> _Exercise brief_
Repeat what the lines below say, word for word, and skip every image.

:: Data

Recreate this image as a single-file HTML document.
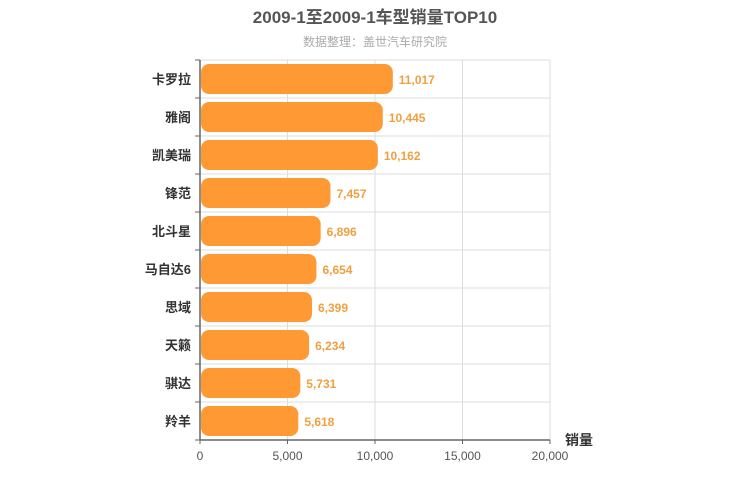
<!DOCTYPE html>
<html><head><meta charset="utf-8"><style>
body{margin:0;background:#fff;}
svg{display:block;font-family:"Liberation Sans","Noto Sans CJK SC",sans-serif;}
</style></head><body>
<svg id="c" width="750" height="500">
<text x="375" y="23" text-anchor="middle" font-size="17" font-weight="bold" fill="#555">2009-1至2009-1车型销量TOP10</text>
<text x="375" y="46" text-anchor="middle" font-size="12" fill="#aaa">数据整理：盖世汽车研究院</text>
<g id="grid"></g><g id="bars"></g><g id="axes"></g>
</svg>
<script>
const categories=["卡罗拉","雅阁","凯美瑞","锋范","北斗星","马自达6","思域","天籁","骐达","羚羊"];
const values=[11017,10445,10162,7457,6896,6654,6399,6234,5731,5618];
const ticks=[0,5000,10000,15000,20000];
const X0=200,X1=550,Y0=60,RH=38,XMAX=20000;
const x=v=>X0+(v/XMAX)*(X1-X0);
const y=i=>Y0+i*RH;
const NS="http://www.w3.org/2000/svg";
function mk(t,a,p){const e=document.createElementNS(NS,t);for(const k in a)e.setAttribute(k,a[k]);p.appendChild(e);return e;}
const grid=document.getElementById('grid'),bars=document.getElementById('bars'),axes=document.getElementById('axes');
const fmt=v=>v.toLocaleString('en-US');
for(let i=0;i<=categories.length;i++){
  const l=mk('line',{x1:X0,x2:X1,y1:y(i),y2:y(i),stroke:'#ddd'},grid);
  
  
}
ticks.forEach(t=>{
  if(t===0)return;
  const l=mk('line',{x1:x(t),x2:x(t),y1:Y0,y2:y(categories.length),stroke:'#ddd'},grid);
  
  
});
categories.forEach((c,i)=>{
  const r=mk('rect',{x:X0+1,y:y(i)+4,width:x(values[i])-X0-1,height:RH-8,rx:8,fill:'#ff9933'},bars);
  
  
  const v=mk('text',{x:x(values[i])+6,y:y(i)+RH/2+5,'font-size':12,'font-weight':'bold',fill:'#f0a040'},bars);
  v.textContent=fmt(values[i]);
  
  
  const l=mk('text',{x:X0-9,y:y(i)+RH/2+5,'text-anchor':'end','font-size':13,'font-weight':'bold',fill:'#333'},axes);
  l.textContent=c;
  
  
  const tk=mk('line',{x1:X0-5,x2:X0,y1:y(i),y2:y(i),stroke:'#666'},axes);
  
  
});
const bt=mk('line',{x1:X0-5,x2:X0,y1:y(categories.length),y2:y(categories.length),stroke:'#666'},axes);


const ya=mk('line',{x1:X0,x2:X0,y1:Y0,y2:y(categories.length),stroke:'#666','stroke-width':1.5},axes);


const xa=mk('line',{x1:X0,x2:X1,y1:y(categories.length),y2:y(categories.length),stroke:'#666','stroke-width':1.5},axes);


ticks.forEach(t=>{
  const tk=mk('line',{x1:x(t),x2:x(t),y1:y(categories.length),y2:y(categories.length)+4,stroke:'#666'},axes);
  
  
  const tl=mk('text',{x:x(t),y:y(categories.length)+20,'text-anchor':'middle','font-size':12,fill:'#555'},axes);
  tl.textContent=fmt(t);
  
  
});
const at=mk('text',{x:565,y:y(categories.length)+5,'font-size':14,'font-weight':'bold',fill:'#333'},axes);
at.textContent='销量';


</script>
</body></html>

::::

> _Result_
Recreate this image as a single-file HTML document.
<!DOCTYPE html>
<html><head><meta charset="utf-8"><style>
body{margin:0;background:#fff;}
svg{display:block;font-family:"Liberation Sans","Noto Sans CJK SC",sans-serif;}
</style></head><body>
<svg id="c" width="750" height="500">
<text x="375" y="23" text-anchor="middle" font-size="17" font-weight="bold" fill="#555">2009-1至2009-1车型销量TOP10</text>
<text x="375" y="46" text-anchor="middle" font-size="12" fill="#aaa">数据整理：盖世汽车研究院</text>
<g id="grid"></g><g id="bars"></g><g id="axes"></g>
</svg>
<script>
const categories=["卡罗拉","雅阁","凯美瑞","锋范","北斗星","马自达6","思域","天籁","骐达","羚羊"];
const values=[11017,10445,10162,7457,6896,6654,6399,6234,5731,5618];
const ticks=[0,5000,10000,15000,20000];
const X0=200,X1=550,Y0=60,RH=38,XMAX=20000;
const x=v=>X0+(v/XMAX)*(X1-X0);
const y=i=>Y0+i*RH;
const NS="http://www.w3.org/2000/svg";
function mk(t,a,p){const e=document.createElementNS(NS,t);for(const k in a)e.setAttribute(k,a[k]);p.appendChild(e);return e;}
const grid=document.getElementById('grid'),bars=document.getElementById('bars'),axes=document.getElementById('axes');
const fmt=v=>v.toLocaleString('en-US');
for(let i=0;i<=categories.length;i++){
  const l=mk('line',{x1:X0,x2:X1,y1:y(i),y2:y(i),stroke:'#ddd'},grid);
  
  
}
ticks.forEach(t=>{
  if(t===0)return;
  const l=mk('line',{x1:x(t),x2:x(t),y1:Y0,y2:y(categories.length),stroke:'#ddd'},grid);
  
  
});
categories.forEach((c,i)=>{
  const r=mk('rect',{x:X0+1,y:y(i)+4,width:x(values[i])-X0-1,height:RH-8,rx:8,fill:'#ff9933'},bars);
  
  
  const v=mk('text',{x:x(values[i])+6,y:y(i)+RH/2+5,'font-size':12,'font-weight':'bold',fill:'#f0a040'},bars);
  v.textContent=fmt(values[i]);
  
  
  const l=mk('text',{x:X0-9,y:y(i)+RH/2+5,'text-anchor':'end','font-size':13,'font-weight':'bold',fill:'#333'},axes);
  l.textContent=c;
  
  
  const tk=mk('line',{x1:X0-5,x2:X0,y1:y(i),y2:y(i),stroke:'#666'},axes);
  
  
});
const bt=mk('line',{x1:X0-5,x2:X0,y1:y(categories.length),y2:y(categories.length),stroke:'#666'},axes);


const ya=mk('line',{x1:X0,x2:X0,y1:Y0,y2:y(categories.length),stroke:'#666','stroke-width':1.5},axes);


const xa=mk('line',{x1:X0,x2:X1,y1:y(categories.length),y2:y(categories.length),stroke:'#666','stroke-width':1.5},axes);


ticks.forEach(t=>{
  const tk=mk('line',{x1:x(t),x2:x(t),y1:y(categories.length),y2:y(categories.length)+4,stroke:'#666'},axes);
  
  
  const tl=mk('text',{x:x(t),y:y(categories.length)+20,'text-anchor':'middle','font-size':12,fill:'#555'},axes);
  tl.textContent=fmt(t);
  
  
});
const at=mk('text',{x:565,y:y(categories.length)+5,'font-size':14,'font-weight':'bold',fill:'#333'},axes);
at.textContent='销量';


</script>
</body></html>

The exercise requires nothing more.